Belize authorities testify in child abduction case
Defence files Charter arguments
Asouthern Alberta lawyer will finally get to present Charter arguments in a child abduction case being heard in a Lethbridge courtroom. Bill Wister has been waiting for months to question authorities from Belize in relation to the case, in which his client is accused of taking her son and fleeing to the Central American country more than four years ago.
Friday in Lethbridge provincial court, three Belizean authorities testified during a day-long voir dire — a trial within a trial — to hear evidence and determine whether the Canadian Charter of Rights and Freedoms applies in the case.
Wister has filed a Charter notice alleging federal government officials had no right to have his client arrested and extradited from Belize in 2017, even though she was wanted on a Canada-wide warrant for child abduction. Wister maintains Canadian officials denied the woman fundamental justice under Article 9 of the Declaration of Human Rights, which states “no one shall be subjected to arbitrary arrest, detention or exile.”

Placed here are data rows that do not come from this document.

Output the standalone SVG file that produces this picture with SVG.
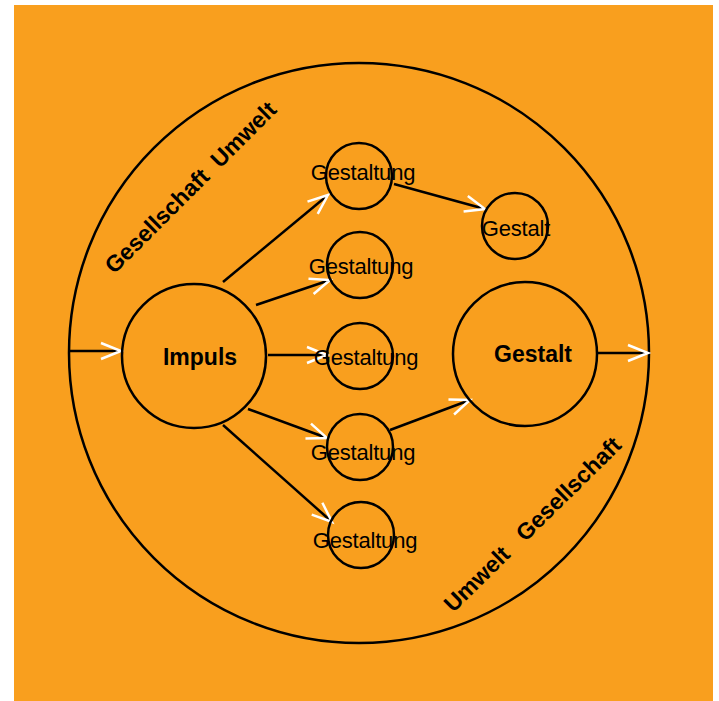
<svg xmlns="http://www.w3.org/2000/svg" width="719" height="701" viewBox="0 0 719 701">
<defs>
<style>
.c{fill:none;stroke:#000;stroke-width:2.5}
.l{fill:none;stroke:#000;stroke-width:2.5}
.t{font-family:"Liberation Sans",Arial,sans-serif;font-size:22px;fill:#000;text-anchor:middle;letter-spacing:-0.2px}
.b{font-family:"Liberation Sans",Arial,sans-serif;font-size:23px;font-weight:bold;fill:#000;text-anchor:middle}
.r{font-family:"Liberation Sans",Arial,sans-serif;font-size:23px;font-weight:bold;fill:#000;text-anchor:middle}
</style>
<marker id="a" viewBox="-24 -12 28 24" refX="0" refY="0" markerWidth="28" markerHeight="24" markerUnits="userSpaceOnUse" orient="auto">
<path d="M-20,-8 L0,0 L-20,8" fill="none" stroke="#fff" stroke-width="2.5"/>
</marker>
</defs>
<rect x="0" y="0" width="719" height="701" fill="#fff"/>
<rect x="14" y="5" width="699" height="696" fill="#F99F1E"/>
<g id="umwelt">
<circle class="c" cx="359" cy="353" r="290"/>
<text class="r" transform="translate(196,193) rotate(-45)">Gesellschaft&#160; Umwelt</text>
<text class="r" transform="translate(538,530) rotate(-44.5)">Umwelt&#160;&#160; Gesellschaft</text>
</g>
<g id="connectors">
<line class="l" x1="69" y1="351" x2="121" y2="351" marker-end="url(#a)"/>
<line class="l" x1="223" y1="282" x2="328" y2="195" marker-end="url(#a)"/>
<line class="l" x1="256" y1="305" x2="330" y2="280" marker-end="url(#a)"/>
<line class="l" x1="268" y1="355" x2="327" y2="355" marker-end="url(#a)"/>
<line class="l" x1="248" y1="409" x2="327" y2="438" marker-end="url(#a)"/>
<line class="l" x1="223" y1="425" x2="332" y2="522" marker-end="url(#a)"/>
<line class="l" x1="394" y1="184" x2="485" y2="209" marker-end="url(#a)"/>
<line class="l" x1="390" y1="430" x2="470" y2="400" marker-end="url(#a)"/>
<line class="l" x1="598" y1="353" x2="648" y2="353" marker-end="url(#a)"/>
</g>
<g id="impuls">
<circle class="c" cx="194" cy="356" r="72"/>
<text class="b" x="200" y="365">Impuls</text>
</g>
<g id="gestaltung1">
<circle class="c" cx="359" cy="176" r="33"/>
<text class="t" x="363" y="180">Gestaltung</text>
</g>
<g id="gestaltung2">
<circle class="c" cx="360" cy="265" r="33"/>
<text class="t" x="361" y="274">Gestaltung</text>
</g>
<g id="gestaltung3">
<circle class="c" cx="360" cy="356" r="33"/>
<text class="t" x="366" y="365">Gestaltung</text>
</g>
<g id="gestaltung4">
<circle class="c" cx="360" cy="447" r="33"/>
<text class="t" x="363" y="460">Gestaltung</text>
</g>
<g id="gestaltung5">
<circle class="c" cx="361" cy="535" r="33"/>
<text class="t" x="365" y="548">Gestaltung</text>
</g>
<g id="gestalt-small">
<circle class="c" cx="515" cy="226" r="33"/>
<text class="t" x="516" y="236">Gestalt</text>
</g>
<g id="gestalt">
<circle class="c" cx="525" cy="354" r="72"/>
<text class="b" x="533" y="362">Gestalt</text>
</g>
</svg>
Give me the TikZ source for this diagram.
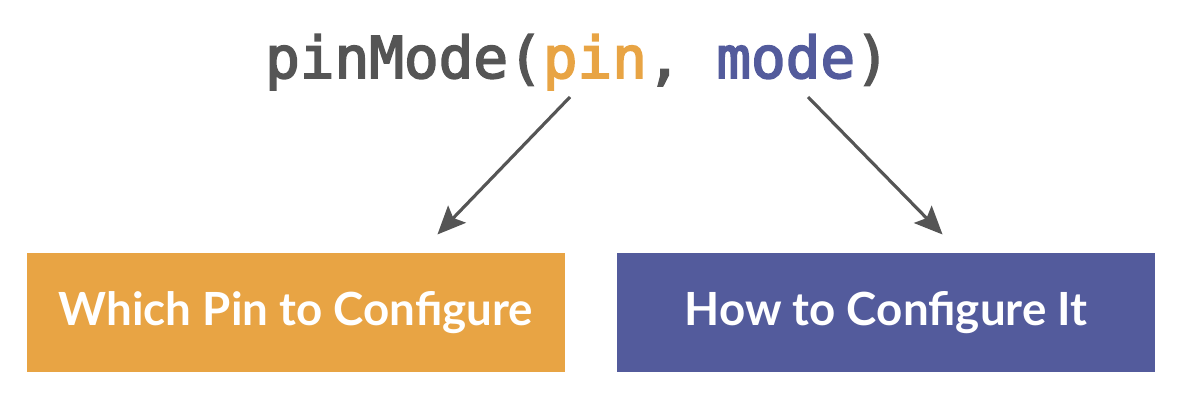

The officer who arrested the woman — she can’t be named under a publication ban to protect the identity of her young son — testified Friday by closed-circuit TV from Belize, and told court he had been assigned Nov. 1, 2015 to work on the case and locate a “wanted fugitive.” And while he received a tip only two weeks later revealing the woman’s location, he didn’t arrest her until July 19, 2017.
The officer, Holly Vasquez of the Belize Police Department, said he and several armed officers found the accused in a small home while her son played in a nearby park. He said he received “intelligence” that a firearm might be in the residence, but police never found one. And even though Vasquez had a Canadian arrest warrant, he said he arrested the accused because she was unable to produce her passport.
Vasquez admitted he knew the warrant was not valid in Belize and could not be used to arrest the woman unless she was found in Canada. Wister suggested the officer didn’t even show the accused the arrest warrant, and didn’t have authority to arrest her.
Vasquez said he only “detained” the woman and she was arrested later. But earlier in his testimony he said he arrested her for failing to show him her passport, then he cautioned her and read her rights. He testified he also told her, “I have an international warrant for her arrest.”
The Belizean departments of human services and immigration, as well as the Canadian Consulate in Belize, were contacted, and the accused was convicted July 20, 2017 of failing to produce the proper documents. She was fined $1,000 and her removal from Belize was ordered four days later, after she paid the fine. She was finally removed Aug. 9 and flown to Calgary, via Houston, Texas.
Vernon Charles Leslie, who worked for Belizean Immigration Services at the time, testified the woman’s family bought her an airline ticket to Canada, and he and police officers escorted her to the airport. Although Leslie insisted she was ordered her to be returned to her country of origin, he admitted during Wister’s questioning that the actual order only specified her removal from Belize.
Wister suggested his client was not ordered to return to Canada, and she told authorities she didn’t want to go to there. He also pointed out Special Prosecutions in Canada, not the woman’s family, bought her the airline ticket.
The accused was deported to the U.S., where she was arrested after landing in Houston, then flown to Canada. She was taken into custody by Lethbridge police officers at the Calgary International Airport and charged with child abduction, then released from custody Aug. 23 following a bail hearing in Lethbridge.
The matter will return to court on Dec. 14.